In order to deliver value-added care, we must take pause to not only identify the salient findings but craft our reports in a manner that allow our referring providers to understand the relative significance of those findings. In an era of diminishing face-to-face communication between radiologists and primary care-physicians the wording of our reports is more important than ever.
Many of you may be familiar with this song and its memorable line, “Potato, potahto, Tomato, tomahto, Let's call the whole thing off.” I’ve heard it a few times but my favorite rendition is by Christoper Walken on Saturday Night Live. While the subtle differences in these words are trivial, the words we choose to use in our radiology reports impact the actions taken by our referring providers, and ultimately, the care delivered to our patients.
Mr. Peterson, a 61-year-old man, finally gave in to his wife’s repeated requests to visit his physician after two weeks of complaining of severe left hip pain. After a battery of tests, Mr. Peterson’s doctor ordered an X-ray of the hips that demonstrated lucency in the left acetabulum. The impression of the radiology report included both infection and metastatic deposit in the differential and recommended a CT scan of the abdomen and pelvis for further evaluation.
Mr. Peterson’s images were forwarded to MGH and my section collectively reviewed his CT scan during our daily abdominal imaging conference. The case was presented by one of my colleagues whose training also includes a three-year stint as an orthopedic resident. Many abnormal findings on the scan were noted, including multiple ill-defined calcifications in the liver as well as pelvic and retroperitoneal lymphadenopathy.
Mr. Peterson’s left hip, however, demonstrated the most dramatic abnormality. The CT confirmed the lucency noted on the plain film and revealed destruction of the joint and a rim enhancing fluid collection around the joint. My colleague was quick to point out that a septic joint can have this appearance and went on to add that destruction of bone on both sides of the joint space was a relatively specific finding for a joint infection.
During this discussion, one of our more experienced attendings asked how the final impression was worded. Impression number one read, “Findings in the left hip are suspicious for infection. The adjacent fluid collection is amenable to percutaneous aspiration and drainage.” My attending was stunned and asked about the liver findings. “Indeterminate calcifications are present within the liver. An MRI may provide further characterization of occult liver lesions.”
A vibrant discussion ensued. The more experienced radiologists began to piece together Mr. Peterson’s medical condition. The calcified liver lesions likely represented metastatic deposits from a mucinous adenocarcinoma and the left hip findings indicated an additional metastatic deposit with super infection.

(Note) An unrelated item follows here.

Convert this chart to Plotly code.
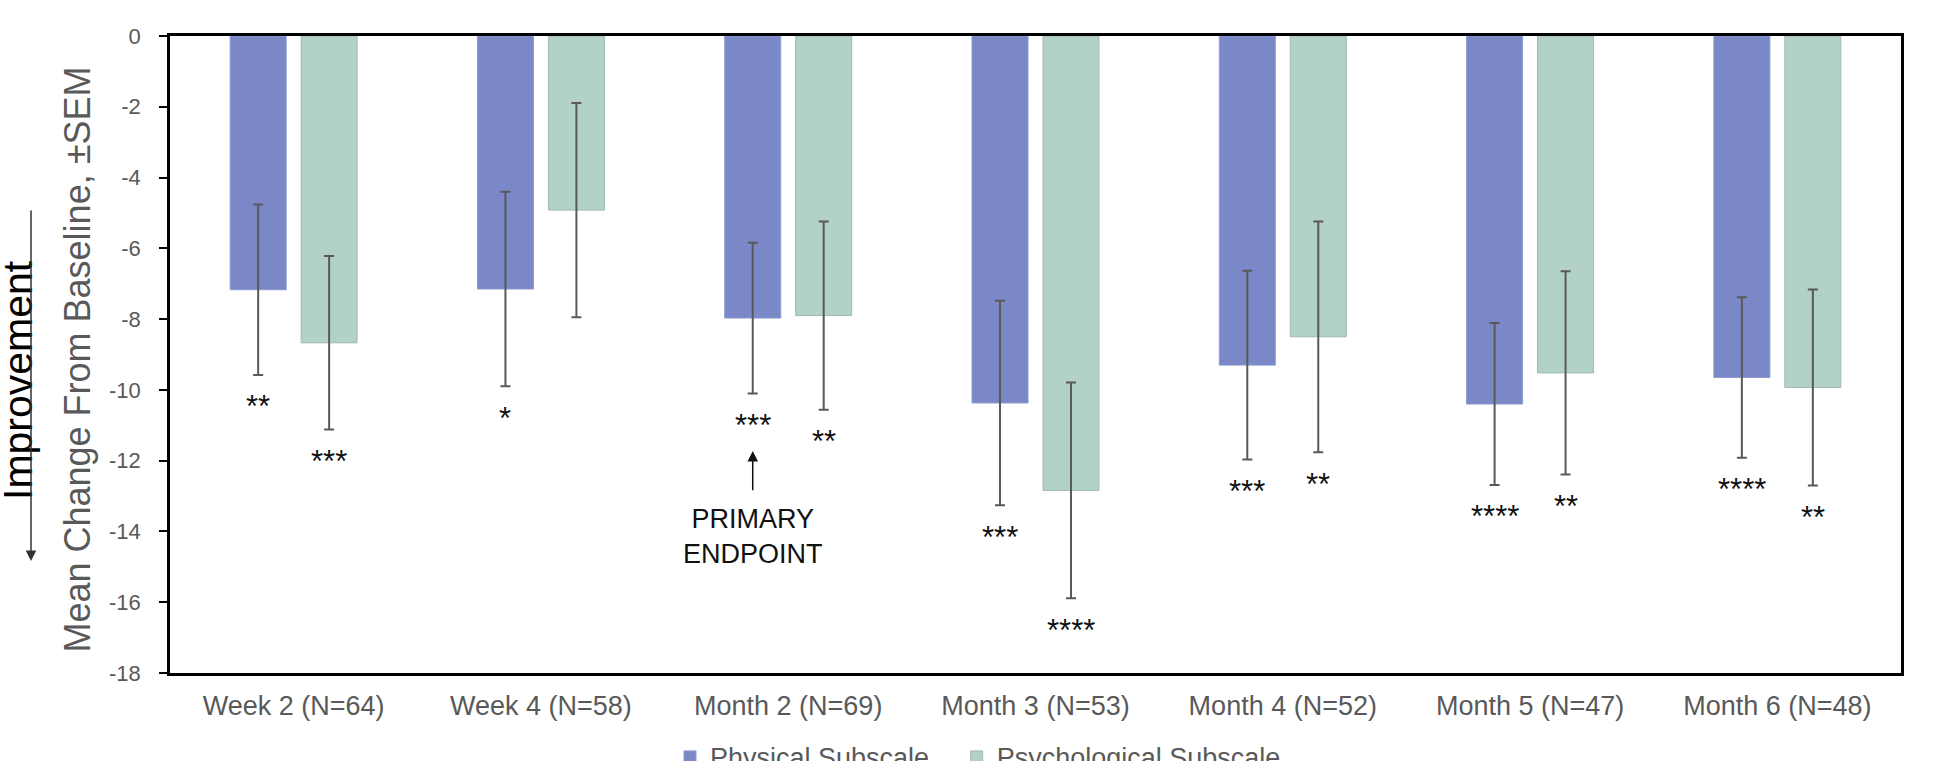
import plotly.graph_objects as go

# ---------------- data ----------------
categories = ["Week 2 (N=64)", "Week 4 (N=58)", "Month 2 (N=69)", "Month 3 (N=53)",
              "Month 4 (N=52)", "Month 5 (N=47)", "Month 6 (N=48)"]
physical_mean = [-7.17, -7.15, -7.97, -10.37, -9.30, -10.40, -9.65]
physical_sem = [2.41, 2.75, 2.13, 2.89, 2.67, 2.29, 2.27]
psych_mean = [-8.67, -4.92, -7.90, -12.84, -8.50, -9.52, -9.93]
psych_sem = [2.45, 3.03, 2.66, 3.05, 3.26, 2.87, 2.77]
physical_sig = ["**", "*", "***", "***", "***", "****", "****"]
psych_sig = ["***", "", "**", "****", "**", "**", "**"]
y_ticks = [0, -2, -4, -6, -8, -10, -12, -14, -16, -18]
series_names = ["Physical Subscale", "Psychological Subscale"]
primary_index = 2

# ---------------- layout constants ----------------
W, H = 1937, 761
ML, MR, MT, MB = 170, 36, 36, 88
plot_w = W - ML - MR
plot_h = H - MT - MB
y_min, y_max = -18, 0
px_per_unit = plot_h / (y_max - y_min)
cat_w = plot_w / len(categories)
bargap = 0.426
bargroupgap = 0.211
slot = cat_w * (1 - bargap) / 2
offsets = (-slot / 2, slot / 2)

PHYS_COLOR = "#7A88C8"
PSY_COLOR = "#B2D2C5"
GRAY = "#595959"
FONT = "Arial, Liberation Sans, sans-serif"
NBSP = "\u00a0"

fig = go.Figure()
fig.add_trace(go.Bar(
    x=categories, y=physical_mean, name=series_names[0] + NBSP * 3,
    marker=dict(color=PHYS_COLOR, line=dict(color="#8D99D0", width=1)),
    error_y=dict(type="data", array=physical_sem, visible=True,
                 color=GRAY, thickness=2, width=5),
))
fig.add_trace(go.Bar(
    x=categories, y=psych_mean, name=series_names[1],
    marker=dict(color=PSY_COLOR, line=dict(color="#9FB9AE", width=1)),
    error_y=dict(type="data", array=psych_sem, visible=True,
                 color=GRAY, thickness=2, width=5),
))

annotations = []
star_gap = 0.9
for means, sems, sigs, off in ((physical_mean, physical_sem, physical_sig, offsets[0]),
                               (psych_mean, psych_sem, psych_sig, offsets[1])):
    for cat, m, s, sig in zip(categories, means, sems, sigs):
        if sig:
            annotations.append(dict(
                x=cat, y=m - s - star_gap, xref="x", yref="y", xshift=off,
                text=sig, showarrow=False, xanchor="center", yanchor="middle",
                font=dict(family=FONT, size=31, color="#111111"),
            ))

# primary endpoint arrow + label
p_low = physical_mean[primary_index] - physical_sem[primary_index]
tip = p_low - 1.63
tail = p_low - 2.78
annotations.append(dict(
    x=categories[primary_index], y=tip, xref="x", yref="y", xshift=offsets[0],
    ax=0, ay=(tip - tail) * px_per_unit, text="", showarrow=True,
    arrowhead=2, arrowsize=1.4, arrowwidth=1.5, arrowcolor="#111111",
))
annotations.append(dict(
    x=categories[primary_index], y=p_low - 4.03, xref="x", yref="y", xshift=offsets[0],
    text="PRIMARY<br>ENDPOINT", showarrow=False, xanchor="center", yanchor="middle",
    font=dict(family=FONT, size=27, color="#111111"),
))

# y-axis title
annotations.append(dict(
    x=(78 - ML) / plot_w, y=0.492, xref="paper", yref="paper",
    text="Mean Change From Baseline, ±SEM", textangle=-90, showarrow=False,
    xanchor="center", yanchor="middle",
    font=dict(family=FONT, size=36, color=GRAY),
))
# "Improvement" label and its arrow
annotations.append(dict(
    x=(18 - ML) / plot_w, y=(H - MB - 380) / plot_h, xref="paper", yref="paper",
    text="Improvement", textangle=-90, showarrow=False,
    xanchor="center", yanchor="middle",
    font=dict(family=FONT, size=41, color="#000000"),
))
annotations.append(dict(
    x=(31 - ML) / plot_w, y=(H - MB - 561) / plot_h, xref="paper", yref="paper",
    ax=0, ay=-352, text="", showarrow=True,
    arrowhead=2, arrowsize=1.4, arrowwidth=1.5, arrowcolor="#333333",
))

fig.update_layout(
    width=W, height=H,
    margin=dict(l=ML, r=MR, t=MT, b=MB, autoexpand=False),
    paper_bgcolor="white", plot_bgcolor="white",
    barmode="group", bargap=bargap, bargroupgap=bargroupgap,
    font=dict(family=FONT, color=GRAY),
    showlegend=True,
    legend=dict(orientation="h", x=(670 - ML) / plot_w, xanchor="left",
                y=-0.094, yanchor="top", font=dict(family=FONT, size=27, color=GRAY),
                bgcolor="rgba(0,0,0,0)"),
    annotations=annotations,
)
fig.update_xaxes(
    showline=True, mirror=True, linecolor="black", linewidth=2.5,
    showgrid=False, zeroline=False, ticks="", ticklabelstandoff=7,
    tickfont=dict(family=FONT, size=27, color=GRAY),
)
fig.update_yaxes(
    range=[y_min, y_max], tickvals=y_ticks, ticktext=[str(v) for v in y_ticks],
    showline=True, mirror=True, linecolor="black", linewidth=2.5,
    showgrid=False, zeroline=False, ticks="outside", ticklen=8, tickwidth=2,
    tickcolor="black", ticklabelstandoff=14,
    tickfont=dict(family=FONT, size=22, color=GRAY),
)

fig.write_html("out.html", config={"displayModeBar": False},
               post_script="document.body.style.margin='0';")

While my colleague correctly identified all the findings on the images, the group ultimately decided that the phrasing and ordering of the initial impression was potentially misleading. Rather than an immediate work up by Oncology, Mr. Peterson may have been referred by his primary-care doctor to Infectious Disease and Orthopedics, delaying his necessary cancer work up.
Mr. Peterson’s report was changed to emphasize suspicion of cancer and a subsequent workup revealed a colonic malignancy with metastatic involvement of the liver and osseous structures including the left hip.
Mr. Peterson’s case highlights the importance of the radiology report and its affect on the care our patients receive. A recent article in the British Journal of Radiology found that primary-care doctors “value the radiologist's opinion outside the remit of imaging when suggesting further patient management.”1 Given that our reports are the final product of our work, it is critical for radiologists to understand the subtle implications of our impressions especially for our colleagues in primary care for whom our sole communication may be through our dictated reports.
Imaging has become as critical a diagnostic tool in medicine as the stethoscope. But while a stethoscope provides objective information, our dictation of imaging studies are filled with subjective assessments based on our experience and expertise. In order to deliver value-added care, we must take pause, as in Mr. Peterson’s case, to not only identify the salient findings but craft our reports in a manner that allow our referring providers to understand the relative significance of those findings. In an era of diminishing face-to-face communication between radiologists and primary care-physicians the wording of our reports is more important than ever.
1 Grieve FM, Plumb AA, Khan SH. Radiology reporting: a general practitioner's perspective. Br J Radiol. 2010 Jan;83(985):17-22. Epub 2009 May 26.